# [Entries provided]
....
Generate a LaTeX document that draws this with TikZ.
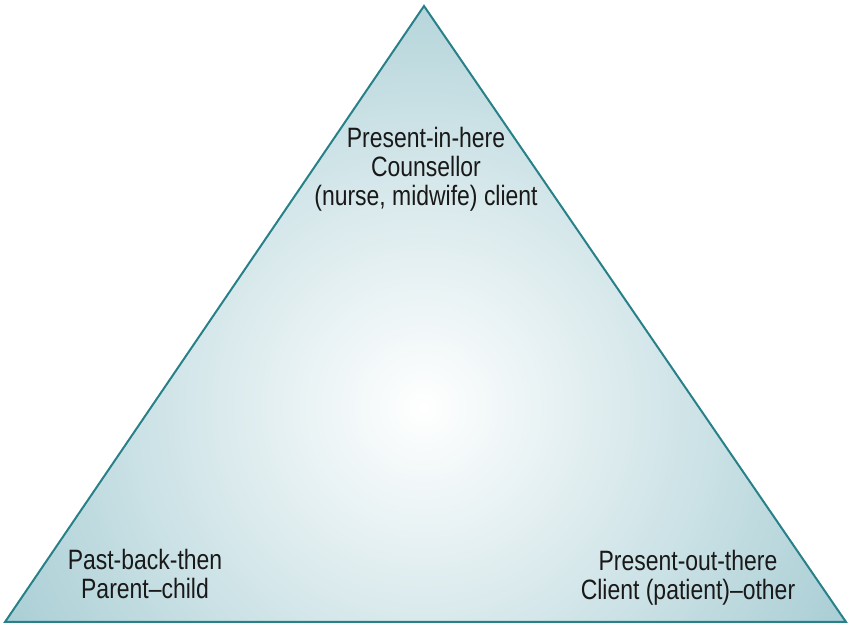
....
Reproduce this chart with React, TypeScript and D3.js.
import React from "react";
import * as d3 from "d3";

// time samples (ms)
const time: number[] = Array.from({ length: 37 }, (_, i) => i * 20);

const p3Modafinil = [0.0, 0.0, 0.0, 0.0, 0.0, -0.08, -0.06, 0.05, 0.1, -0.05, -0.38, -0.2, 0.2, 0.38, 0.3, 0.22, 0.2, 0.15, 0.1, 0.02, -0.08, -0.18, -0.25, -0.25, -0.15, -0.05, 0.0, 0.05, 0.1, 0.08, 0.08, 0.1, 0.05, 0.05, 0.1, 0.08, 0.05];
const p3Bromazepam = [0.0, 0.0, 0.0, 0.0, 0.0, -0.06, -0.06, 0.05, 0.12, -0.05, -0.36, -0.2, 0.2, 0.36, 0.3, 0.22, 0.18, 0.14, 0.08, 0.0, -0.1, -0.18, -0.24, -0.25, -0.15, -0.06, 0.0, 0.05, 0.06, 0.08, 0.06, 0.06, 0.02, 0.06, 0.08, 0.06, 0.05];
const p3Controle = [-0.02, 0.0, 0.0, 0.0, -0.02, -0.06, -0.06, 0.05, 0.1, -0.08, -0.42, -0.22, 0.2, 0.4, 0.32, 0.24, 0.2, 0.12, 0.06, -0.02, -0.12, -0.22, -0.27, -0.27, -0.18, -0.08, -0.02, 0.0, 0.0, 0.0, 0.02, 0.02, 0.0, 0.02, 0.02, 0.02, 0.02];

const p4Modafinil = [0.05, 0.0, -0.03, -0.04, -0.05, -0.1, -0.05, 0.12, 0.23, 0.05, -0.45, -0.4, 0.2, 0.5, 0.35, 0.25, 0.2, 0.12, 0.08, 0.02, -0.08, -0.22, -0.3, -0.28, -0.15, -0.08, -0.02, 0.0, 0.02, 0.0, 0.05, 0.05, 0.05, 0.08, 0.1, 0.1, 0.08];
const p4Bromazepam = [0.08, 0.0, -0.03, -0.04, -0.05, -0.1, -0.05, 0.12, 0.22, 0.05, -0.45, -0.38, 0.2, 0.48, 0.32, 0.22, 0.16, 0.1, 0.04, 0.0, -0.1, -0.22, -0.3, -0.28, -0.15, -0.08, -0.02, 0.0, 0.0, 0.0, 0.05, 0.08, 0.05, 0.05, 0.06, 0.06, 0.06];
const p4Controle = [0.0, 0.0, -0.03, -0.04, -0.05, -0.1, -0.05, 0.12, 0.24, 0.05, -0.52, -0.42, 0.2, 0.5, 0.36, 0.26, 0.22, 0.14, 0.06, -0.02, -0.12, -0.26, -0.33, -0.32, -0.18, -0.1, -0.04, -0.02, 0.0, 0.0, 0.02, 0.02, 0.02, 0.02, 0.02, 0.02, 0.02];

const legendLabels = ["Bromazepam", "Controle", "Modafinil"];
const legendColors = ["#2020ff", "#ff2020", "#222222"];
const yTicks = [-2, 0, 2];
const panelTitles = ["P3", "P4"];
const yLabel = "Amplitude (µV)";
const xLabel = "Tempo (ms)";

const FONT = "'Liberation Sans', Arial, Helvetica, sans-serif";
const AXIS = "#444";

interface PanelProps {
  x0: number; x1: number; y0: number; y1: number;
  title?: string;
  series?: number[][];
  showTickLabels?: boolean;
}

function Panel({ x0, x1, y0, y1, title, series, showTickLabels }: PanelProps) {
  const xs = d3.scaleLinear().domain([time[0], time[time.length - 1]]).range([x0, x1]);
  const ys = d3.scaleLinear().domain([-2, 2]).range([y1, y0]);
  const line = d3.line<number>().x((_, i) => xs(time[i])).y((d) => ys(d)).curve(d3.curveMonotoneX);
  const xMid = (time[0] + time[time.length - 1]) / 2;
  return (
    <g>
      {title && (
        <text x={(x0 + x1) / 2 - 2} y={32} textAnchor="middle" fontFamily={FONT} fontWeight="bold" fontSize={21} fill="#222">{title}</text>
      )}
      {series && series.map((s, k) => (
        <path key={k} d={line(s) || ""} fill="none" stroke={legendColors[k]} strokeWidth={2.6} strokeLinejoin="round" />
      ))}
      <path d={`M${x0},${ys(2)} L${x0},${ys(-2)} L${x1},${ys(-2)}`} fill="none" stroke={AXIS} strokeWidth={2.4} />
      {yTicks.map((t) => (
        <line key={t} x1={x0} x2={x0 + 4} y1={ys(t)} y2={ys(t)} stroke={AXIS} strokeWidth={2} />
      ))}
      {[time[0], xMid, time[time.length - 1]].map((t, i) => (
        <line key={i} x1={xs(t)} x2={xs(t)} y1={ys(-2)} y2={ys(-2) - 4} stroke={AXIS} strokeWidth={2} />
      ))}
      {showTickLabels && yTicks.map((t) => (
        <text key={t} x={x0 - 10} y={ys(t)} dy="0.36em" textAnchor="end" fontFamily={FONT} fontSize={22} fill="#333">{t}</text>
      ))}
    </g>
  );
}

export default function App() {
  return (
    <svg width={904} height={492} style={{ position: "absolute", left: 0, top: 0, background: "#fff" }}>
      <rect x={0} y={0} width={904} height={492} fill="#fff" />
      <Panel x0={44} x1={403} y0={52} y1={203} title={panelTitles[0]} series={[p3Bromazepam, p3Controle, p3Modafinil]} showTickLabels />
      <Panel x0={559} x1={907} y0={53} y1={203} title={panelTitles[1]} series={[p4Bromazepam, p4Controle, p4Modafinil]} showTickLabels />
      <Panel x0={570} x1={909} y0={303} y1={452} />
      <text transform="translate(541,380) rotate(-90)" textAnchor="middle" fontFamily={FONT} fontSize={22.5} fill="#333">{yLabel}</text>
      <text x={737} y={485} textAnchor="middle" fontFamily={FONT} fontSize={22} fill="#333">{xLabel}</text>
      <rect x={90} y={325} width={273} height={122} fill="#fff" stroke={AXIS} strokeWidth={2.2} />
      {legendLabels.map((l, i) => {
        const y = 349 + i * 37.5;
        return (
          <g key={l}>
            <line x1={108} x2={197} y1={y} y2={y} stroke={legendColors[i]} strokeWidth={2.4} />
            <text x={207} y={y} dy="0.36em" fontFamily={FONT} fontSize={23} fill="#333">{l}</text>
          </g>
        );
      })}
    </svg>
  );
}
....
# [Exercise details]
Using the entries above, repeat only the lines from the one containing "Reproduce this chart" through the one containing "0.0, 0.02, 0.02, 0.02, 0.02];", end lines included.

# [Full output]
Reproduce this chart with React, TypeScript and D3.js.
import React from "react";
import * as d3 from "d3";

// time samples (ms)
const time: number[] = Array.from({ length: 37 }, (_, i) => i * 20);

const p3Modafinil = [0.0, 0.0, 0.0, 0.0, 0.0, -0.08, -0.06, 0.05, 0.1, -0.05, -0.38, -0.2, 0.2, 0.38, 0.3, 0.22, 0.2, 0.15, 0.1, 0.02, -0.08, -0.18, -0.25, -0.25, -0.15, -0.05, 0.0, 0.05, 0.1, 0.08, 0.08, 0.1, 0.05, 0.05, 0.1, 0.08, 0.05];
const p3Bromazepam = [0.0, 0.0, 0.0, 0.0, 0.0, -0.06, -0.06, 0.05, 0.12, -0.05, -0.36, -0.2, 0.2, 0.36, 0.3, 0.22, 0.18, 0.14, 0.08, 0.0, -0.1, -0.18, -0.24, -0.25, -0.15, -0.06, 0.0, 0.05, 0.06, 0.08, 0.06, 0.06, 0.02, 0.06, 0.08, 0.06, 0.05];
const p3Controle = [-0.02, 0.0, 0.0, 0.0, -0.02, -0.06, -0.06, 0.05, 0.1, -0.08, -0.42, -0.22, 0.2, 0.4, 0.32, 0.24, 0.2, 0.12, 0.06, -0.02, -0.12, -0.22, -0.27, -0.27, -0.18, -0.08, -0.02, 0.0, 0.0, 0.0, 0.02, 0.02, 0.0, 0.02, 0.02, 0.02, 0.02];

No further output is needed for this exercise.